* Exercise objective *
Return precisely the span of lines from the top of the material below to the line containing "BAR_VALUES = [-8550, 1590, 2280, 3210, 2130, 3370]", both included. Pictures are excluded.

* Data extract *

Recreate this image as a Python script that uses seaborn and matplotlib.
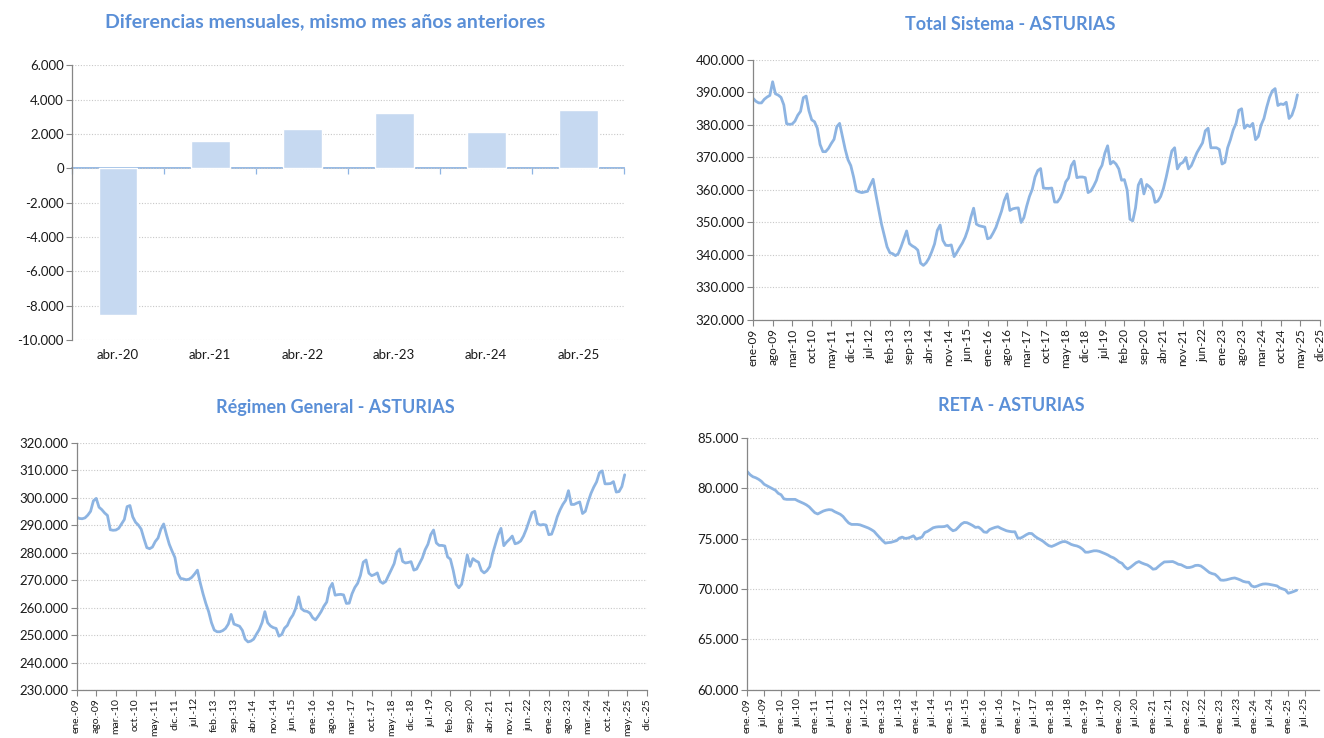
# Afiliación a la Seguridad Social - ASTURIAS (4 paneles)

import numpy as np
import pandas as pd
import matplotlib
matplotlib.use("Agg")
import matplotlib.pyplot as plt
import matplotlib.ticker as mticker
import seaborn as sns

# --- datos ---
BAR_LABELS = ["abr.-20", "abr.-21", "abr.-22", "abr.-23", "abr.-24", "abr.-25"]
BAR_VALUES = [-8550, 1590, 2280, 3210, 2130, 3370]

# series mensuales ene-09 .. abr-25, en miles
TOTAL_SISTEMA = [
    388.2, 387.3, 386.8, 386.8, 387.9, 388.6, 389.1, 393.3, 389.6, 389.2, 388.5, 386.2,
    380.4, 380.2, 380.3, 381.2, 383.0, 384.2, 388.4, 388.9, 384.4, 381.6, 381.0, 379.0,
    374.0, 371.8, 371.8, 372.8, 374.3, 375.6, 379.5, 380.5, 376.5, 372.5, 369.3, 367.5,
    364.0, 359.8, 359.4, 359.2, 359.4, 359.6, 361.5, 363.3, 358.5, 354.0, 349.5, 346.0,
    342.5, 340.7, 340.4, 339.8, 340.4, 342.5, 345.0, 347.4, 343.5, 342.8, 342.3, 341.5,
    337.5, 336.8, 337.6, 339.0, 341.0, 343.4, 347.6, 349.2, 344.5, 343.0, 342.9, 343.1,
    339.5, 340.8, 342.3, 343.7, 345.5, 348.0, 351.6, 354.4, 349.5, 349.0, 348.8, 348.6,
    345.0, 345.3, 346.8, 348.5, 351.0, 353.5, 356.8, 358.8, 353.7, 354.2, 354.4, 354.5,
    350.0, 351.5, 355.0, 358.0, 360.2, 364.0, 366.0, 366.6, 360.6, 360.5, 360.5, 360.6,
    356.3, 356.3, 357.5, 359.5, 362.5, 363.7, 367.5, 368.9, 363.8, 364.0, 364.0, 363.8,
    359.2, 359.7, 361.2, 363.0, 366.0, 367.6, 371.3, 373.6, 368.0, 368.8, 368.0, 366.5,
    363.0, 363.2, 360.0, 351.0, 350.5, 354.5, 361.5, 363.3, 358.8, 361.7, 361.0, 360.0,
    356.2, 356.6, 358.0, 360.5, 364.0, 368.0, 372.0, 373.0, 366.5, 368.0, 368.5, 370.0,
    366.5, 367.5, 369.5, 371.5, 373.0, 374.5, 378.2, 379.0, 373.0, 373.0, 373.0, 372.5,
    368.0, 368.5, 373.0, 375.5, 378.5, 380.5, 384.5, 385.0, 379.0, 380.0, 379.5, 380.5,
    375.5, 376.5, 380.0, 382.0, 385.5, 388.5, 390.5, 391.2, 386.0, 386.5, 386.3, 387.0,
    382.0, 383.0, 385.5, 389.3,
]

REGIMEN_GENERAL = [
    292.9, 292.4, 292.3, 292.6, 293.6, 295.0, 298.8, 299.7, 296.5, 295.6, 294.4, 293.5,
    288.3, 288.1, 288.2, 288.8, 290.4, 292.0, 296.7, 297.1, 293.0, 291.0, 290.0, 288.5,
    285.0, 281.8, 281.4, 282.0, 284.0, 285.3, 288.5, 290.4, 286.5, 283.0, 280.5, 278.2,
    272.5, 270.6, 270.4, 270.1, 270.3, 271.0, 272.2, 273.6, 269.0, 265.0, 261.5, 258.5,
    254.5, 251.8, 251.2, 251.2, 251.6, 252.4, 254.0, 257.5, 254.0, 253.6, 253.2, 251.7,
    248.5, 247.5, 247.8, 248.5, 250.3, 252.0, 254.5, 258.5, 254.5, 253.3, 252.7, 252.4,
    249.6, 250.2, 252.5, 253.5, 255.8, 257.3, 259.8, 263.9, 259.6, 258.8, 258.6, 258.0,
    256.3, 255.5, 256.9, 258.5, 260.5, 262.0, 267.0, 268.8, 264.5, 264.7, 264.8, 264.6,
    261.5, 261.6, 265.0, 267.3, 268.8, 271.7, 276.5, 277.3, 272.5, 271.6, 272.0, 272.6,
    269.5, 268.8, 269.5, 271.7, 273.8, 276.0, 280.2, 281.3, 276.8, 276.2, 276.4, 276.7,
    273.6, 274.0, 276.0, 278.0, 281.0, 283.0, 286.5, 288.2, 283.5, 282.6, 282.6, 282.4,
    278.4, 277.6, 273.5, 268.5, 267.2, 268.5, 273.5, 279.1, 275.0, 277.8, 277.0, 276.5,
    273.5, 272.6, 273.4, 274.9, 279.5, 283.0, 286.5, 288.8, 282.5, 283.8, 284.8, 286.0,
    283.2, 283.5, 284.2, 286.0, 288.5, 291.5, 294.5, 295.0, 290.5, 290.0, 290.2, 290.0,
    286.5, 286.7, 289.5, 293.0, 295.5, 297.5, 299.0, 302.5, 297.5, 297.5, 298.0, 298.4,
    294.2, 295.0, 298.5, 301.5, 303.8, 305.7, 309.0, 309.7, 305.0, 305.0, 305.1, 305.8,
    302.0, 302.2, 304.0, 308.3,
]

RETA = [
    81.66, 81.35, 81.15, 81.05, 80.90, 80.70, 80.40, 80.25, 80.10, 79.95, 79.80, 79.50,
    79.36, 78.95, 78.90, 78.90, 78.90, 78.90, 78.75, 78.63, 78.50, 78.35, 78.15, 77.85,
    77.57, 77.45, 77.60, 77.74, 77.83, 77.88, 77.85, 77.68, 77.55, 77.42, 77.20, 76.85,
    76.55, 76.41, 76.41, 76.41, 76.37, 76.27, 76.16, 76.05, 75.90, 75.72, 75.40, 75.10,
    74.80, 74.55, 74.60, 74.63, 74.72, 74.80, 75.05, 75.15, 75.02, 75.05, 75.15, 75.28,
    74.95, 75.05, 75.15, 75.60, 75.72, 75.90, 76.08, 76.15, 76.18, 76.18, 76.20, 76.30,
    76.00, 75.78, 75.87, 76.15, 76.45, 76.61, 76.58, 76.45, 76.30, 76.11, 76.15, 75.95,
    75.66, 75.62, 75.90, 76.02, 76.12, 76.18, 76.02, 75.90, 75.78, 75.72, 75.68, 75.68,
    75.05, 75.05, 75.20, 75.38, 75.52, 75.50, 75.25, 75.05, 74.90, 74.73, 74.50, 74.30,
    74.22, 74.33, 74.46, 74.60, 74.70, 74.70, 74.57, 74.42, 74.33, 74.27, 74.15, 73.95,
    73.65, 73.65, 73.72, 73.79, 73.79, 73.73, 73.62, 73.50, 73.37, 73.20, 73.09, 72.90,
    72.67, 72.55, 72.20, 71.98, 72.15, 72.38, 72.60, 72.72, 72.58, 72.47, 72.38, 72.20,
    71.96, 72.00, 72.25, 72.48, 72.68, 72.69, 72.69, 72.72, 72.60, 72.45, 72.40, 72.25,
    72.12, 72.13, 72.20, 72.33, 72.35, 72.28, 72.08, 71.85, 71.63, 71.52, 71.45, 71.20,
    70.88, 70.86, 70.90, 70.98, 71.05, 71.09, 71.00, 70.89, 70.75, 70.68, 70.66, 70.30,
    70.20, 70.28, 70.40, 70.48, 70.50, 70.47, 70.42, 70.36, 70.30, 70.10, 70.00, 69.90,
    69.57, 69.65, 69.75, 69.87,
]

MESES = ["ene", "feb", "mar", "abr", "may", "jun", "jul", "ago", "sep", "oct", "nov", "dic"]

# --- estilo ---
TITLE_COLOR = "#5A8FD7"
LINE_COLOR = "#8DB4E2"
BAR_COLOR = "#C6D9F1"
ZERO_COLOR = "#8EB4E3"
AXIS_COLOR = "#868686"
GRID_COLOR = "#C8C8C8"

sns.set_theme(style="white")
plt.rcParams["font.family"] = ["Lato", "DejaVu Sans"]
plt.rcParams["text.color"] = "#1A1A1A"
plt.rcParams["xtick.color"] = "#1A1A1A"
plt.rcParams["ytick.color"] = "#1A1A1A"


def miles(v, pos):
    return f"{v:,.0f}".replace(",", ".")


def month_label(i, dot):
    sep = ".-" if dot else "-"
    return f"{MESES[i % 12]}{sep}{(9 + i // 12):02d}"


def style_axes(ax):
    ax.set_xlabel("")
    ax.set_ylabel("")
    ax.set_axisbelow(True)
    ax.yaxis.grid(True, linestyle=(0, (1, 1.5)), color=GRID_COLOR, linewidth=0.8)
    ax.xaxis.grid(False)
    for s in ["top", "right"]:
        ax.spines[s].set_visible(False)
    for s in ["left", "bottom"]:
        ax.spines[s].set_color(AXIS_COLOR)
        ax.spines[s].set_linewidth(0.9)
    ax.tick_params(axis="both", direction="out", length=4, width=0.8,
                   color=AXIS_COLOR, left=True, bottom=True, pad=2)
    ax.yaxis.set_major_formatter(mticker.FuncFormatter(miles))
    ax.tick_params(axis="y", labelsize=9.5)


def line_panel(rect, values, ylim, step_y, tick_every, last_tick, dot, xsize):
    ax = fig.add_axes(rect)
    df = pd.DataFrame({"mes": np.arange(len(values)),
                       "afiliados": np.array(values) * 1000})
    sns.lineplot(data=df, x="mes", y="afiliados", ax=ax,
                 color=LINE_COLOR, linewidth=2.0)
    ax.set_xlim(0, 203)
    ax.set_ylim(*ylim)
    ax.set_yticks(np.arange(ylim[0], ylim[1] + 1, step_y))
    ticks = np.arange(0, last_tick + 1, tick_every)
    ax.set_xticks(ticks)
    ax.set_xticklabels([month_label(t, dot) for t in ticks], rotation=90, fontsize=xsize)
    style_axes(ax)
    return ax


fig = plt.figure(figsize=(13.24, 7.38), dpi=100)

# panel 1: diferencias mensuales (barras)
ax0 = fig.add_axes([0.0545, 0.539, 0.417, 0.3726])
dfb = pd.DataFrame({"mes": BAR_LABELS, "diferencia": BAR_VALUES})
sns.barplot(data=dfb, x="mes", y="diferencia", ax=ax0, color=BAR_COLOR,
            width=0.42, saturation=1)
ax0.set_xlim(-0.5, len(BAR_LABELS) - 0.5)
ax0.set_ylim(-10000, 6000)
ax0.set_yticks(np.arange(-10000, 6001, 2000))
style_axes(ax0)
ax0.spines["bottom"].set_visible(False)
ax0.tick_params(axis="x", length=0, labelsize=9.5, pad=6)

# eje en el cero con marcas entre categorías
zero_ax = ax0.secondary_xaxis(0, transform=ax0.transData)
zero_ax.set_xticks(np.arange(-0.5, len(BAR_LABELS), 1))
zero_ax.tick_params(axis="x", bottom=True, length=4, width=0.9,
                    color=ZERO_COLOR, labelbottom=False)
zero_ax.spines["bottom"].set_color(ZERO_COLOR)
zero_ax.spines["bottom"].set_linewidth(1.3)

# panel 2: total sistema
line_panel([0.5688, 0.5664, 0.428, 0.3523], TOTAL_SISTEMA,
           (320000, 400000), 10000, 7, 203, dot=False, xsize=8.5)

# panel 3: régimen general
line_panel([0.0578, 0.065, 0.431, 0.3353], REGIMEN_GENERAL,
           (230000, 320000), 10000, 7, 203, dot=True, xsize=7.5)

# panel 4: RETA
line_panel([0.5644, 0.0657, 0.432, 0.3408], RETA,
           (60000, 85000), 5000, 6, 198, dot=True, xsize=7.5)

# títulos
titles = [
    (325, 22, "Diferencias mensuales, mismo mes años anteriores", 14),
    (1010, 24, "Total Sistema - ASTURIAS", 13),
    (335, 408, "Régimen General - ASTURIAS", 13),
    (1011, 405, "RETA - ASTURIAS", 13),
]
for x, y, t, size in titles:
    fig.text(x / 1324, 1 - y / 738, t, ha="center", va="center",
             color=TITLE_COLOR, fontsize=size, fontweight="bold")

fig.savefig("out.png", dpi=100)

* Task solution *
Recreate this image as a Python script that uses seaborn and matplotlib.
# Afiliación a la Seguridad Social - ASTURIAS (4 paneles)

import numpy as np
import pandas as pd
import matplotlib
matplotlib.use("Agg")
import matplotlib.pyplot as plt
import matplotlib.ticker as mticker
import seaborn as sns

# --- datos ---
BAR_LABELS = ["abr.-20", "abr.-21", "abr.-22", "abr.-23", "abr.-24", "abr.-25"]
BAR_VALUES = [-8550, 1590, 2280, 3210, 2130, 3370]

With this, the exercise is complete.